A family would be impossible. "I work at nights often. You can't impose all that on someone else. The rhythm of my work would mean the other person would have to be your slave."
Tolstoy tried to mix domesticity and family life, but he would "come downstairs after writing and see his family playing and his eyes would well up. He would say, ‘You are joking around down here and upstairs Prince Andrei is dying'."
Makine's prose is as spare as his life. He describes his novels as "external", unlike the lumpen mass of contemporary French novels that are hung up on a narrow set of overwrought emotions. Everything in a Makine novel is tightly observed and described, from the colour of a tree to the sound of a broken-down piano to the texture of the snow on a Siberian train station.
The story of A Hero's Daughter spans almost 50 years of Soviet life, from the Second World War to perestroika. It tells of a father who fought and was honoured in the war, only to see his status decline over the years, and his daughter, who is employed by the KGB as a honey-trap for foreign businessmen. Both, in different ways, are victims of the same Soviet system.
Their story is heartbreaking. But, as Makine says: "I could tell you the story in a couple of words. It's a father and daughter. The daughter becomes a prostitute. The style is more important. It's not the what, it's the how."
His favourite writer is the Russian Ivan Bunin. "He was a great stylist who wrote very suggestively. He didn't spray us with ideologies or worries. His writing is pure poetry." The only English writer he likes to read is Katherine Mansfield. "She was truly sublime, also very suggestive. Her books are the very essence of anti-totalitarian literature. They suggest and you can follow or not."

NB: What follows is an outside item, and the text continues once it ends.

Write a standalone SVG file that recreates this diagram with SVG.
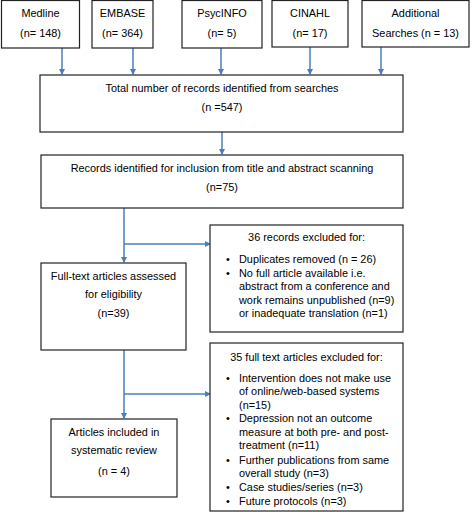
<svg xmlns="http://www.w3.org/2000/svg" width="473" height="512" viewBox="0 0 473 512">
<defs>
<marker id="ah" markerWidth="6" markerHeight="6" refX="5" refY="3" orient="auto" markerUnits="userSpaceOnUse">
<path d="M0,0 L6,3 L0,6 Z" fill="#4a7ebb"/>
</marker>
<style>
.box{fill:#fff;stroke:#222;stroke-width:1.2}
.t{font-family:"Liberation Sans",Arial,sans-serif;font-size:10.9px;fill:#000}
.c{text-anchor:middle}
.ln{stroke:#4a7ebb;stroke-width:1.5;fill:none}
.ar{marker-end:url(#ah)}
</style>
</defs>
<rect width="473" height="512" fill="#fff"/>
<g id="connectors">
<line class="ln ar" x1="62" y1="48" x2="62" y2="74"/>
<line class="ln ar" x1="133" y1="48" x2="133" y2="74"/>
<line class="ln ar" x1="221" y1="48" x2="221" y2="74"/>
<line class="ln ar" x1="310" y1="47" x2="310" y2="74"/>
<line class="ln ar" x1="381" y1="47" x2="381" y2="74"/>
<line class="ln ar" x1="222" y1="132" x2="222" y2="154"/>
<line class="ln ar" x1="124" y1="208" x2="124" y2="262"/>
<line class="ln ar" x1="124" y1="244" x2="210" y2="244"/>
<line class="ln ar" x1="124" y1="350" x2="124" y2="418"/>
<line class="ln ar" x1="124" y1="394" x2="210" y2="394"/>
</g>
<g id="medline"><rect class="box" x="1.5" y="0.5" width="78" height="47.5"/><text class="t c" x="40.5" y="17">Medline</text><text class="t c" x="40.5" y="37">(n= 148)</text></g>
<g id="embase"><rect class="box" x="92" y="0.5" width="61" height="47.5"/><text class="t c" x="122.5" y="17">EMBASE</text><text class="t c" x="122.5" y="37">(n= 364)</text></g>
<g id="psycinfo"><rect class="box" x="182" y="0.5" width="80" height="47.5"/><text class="t c" x="222" y="17">PsycINFO</text><text class="t c" x="222" y="37">(n= 5)</text></g>
<g id="cinahl"><rect class="box" x="272" y="0.5" width="76" height="46.5"/><text class="t c" x="310" y="17">CINAHL</text><text class="t c" x="310" y="37">(n= 17)</text></g>
<g id="additional"><rect class="box" x="362" y="0.5" width="107" height="46.5"/><text class="t c" x="415.5" y="17">Additional</text><text class="t c" x="415.5" y="37">Searches (n = 13)</text></g>
<g id="total"><rect class="box" x="40" y="75" width="363" height="57"/><text class="t c" x="222" y="92">Total number of records identified from searches</text><text class="t c" x="222" y="111">(n =547)</text></g>
<g id="records"><rect class="box" x="41" y="155" width="362" height="53"/><text class="t c" x="222" y="172">Records identified for inclusion from title and abstract scanning</text><text class="t c" x="222" y="191">(n=75)</text></g>
<g id="excluded36"><rect class="box" x="210" y="225" width="193" height="107"/>
<text class="t c" x="306.5" y="241">36 records excluded for:</text>
<text class="t" x="226" y="263">•</text><text class="t" x="239" y="263">Duplicates removed (n = 26)</text>
<text class="t" x="226" y="277">•</text><text class="t" x="239" y="277">No full article available i.e.</text>
<text class="t" x="239" y="290">abstract from a conference and</text>
<text class="t" x="239" y="304">work remains unpublished (n=9)</text>
<text class="t" x="239" y="317">or inadequate translation (n=1)</text>
</g>
<g id="fulltext"><rect class="box" x="41" y="263" width="145" height="87"/><text class="t c" x="113.5" y="280">Full-text articles assessed</text><text class="t c" x="113.5" y="298">for eligibility</text><text class="t c" x="113.5" y="317">(n=39)</text></g>
<g id="excluded35"><rect class="box" x="210" y="343" width="193" height="168"/>
<text class="t c" x="306.5" y="361">35 full text articles excluded for:</text>
<text class="t" x="226" y="382">•</text><text class="t" x="239" y="382">Intervention does not make use</text>
<text class="t" x="239" y="395">of online/web-based systems</text>
<text class="t" x="239" y="409">(n=15)</text>
<text class="t" x="226" y="422">•</text><text class="t" x="239" y="422">Depression not an outcome</text>
<text class="t" x="239" y="436">measure at both pre- and post-</text>
<text class="t" x="239" y="449">treatment (n=11)</text>
<text class="t" x="226" y="464">•</text><text class="t" x="239" y="464">Further publications from same</text>
<text class="t" x="239" y="477">overall study (n=3)</text>
<text class="t" x="226" y="491">•</text><text class="t" x="239" y="491">Case studies/series (n=3)</text>
<text class="t" x="226" y="505">•</text><text class="t" x="239" y="505">Future protocols (n=3)</text>
</g>
<g id="included"><rect class="box" x="51" y="419" width="126" height="78"/><text class="t c" x="114" y="436">Articles included in</text><text class="t c" x="114" y="454">systematic review</text><text class="t c" x="114" y="475">(n = 4)</text></g>
</svg>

Makine's appetite for personal freedom and his admiration for writing which hints at ideas rather than bludgeons them to death comes together in his books when he takes on the notion of Homo Sovieticus, the suet-faced drone of Soviet life. "Homo Sovieticus is a myth, a cliché. Despite the masks we wore, despite the fact we seemed like a homogenous, Victorian society, people retained their characters. Just like Oscar Wilde was never a good Englishman."
His decision to write in French, which he learned in Siberia and perfected while in Paris, is also linked to his desire to be unbound, even by language. "Language is just grammar, which one can learn," he says. "The real language of literature is created in the heart, not in a grammar book.
"When you begin to write, everything is in play. If you were to write about your childhood home, it wouldn't be my childhood home. If I wrote ‘in my childhood home' you would understand something completely different. You see your grandparents standing on a green English lawn, that's not a Russian childhood home."
Rather than obsessing about language, he says, "one must be very open to all the details of life, the physiognomy of people. That's how one writes." For all of his characters, he says, there are dozens of prototypes. "I don't 'invent' my characters or stories. I don't like the word. It sounds like lying. I prefer the word 'guess'. I'm a bit like Sherlock Holmes. I see a small stain on your shirt and I deduce from that there are all kinds of possible reasons for the stain, until I have a story."
Give him two or three years in London, he says, and he could describe an Englishwoman perfectly in English – preferably after falling in love with one. "Otherwise you risk writing clichés."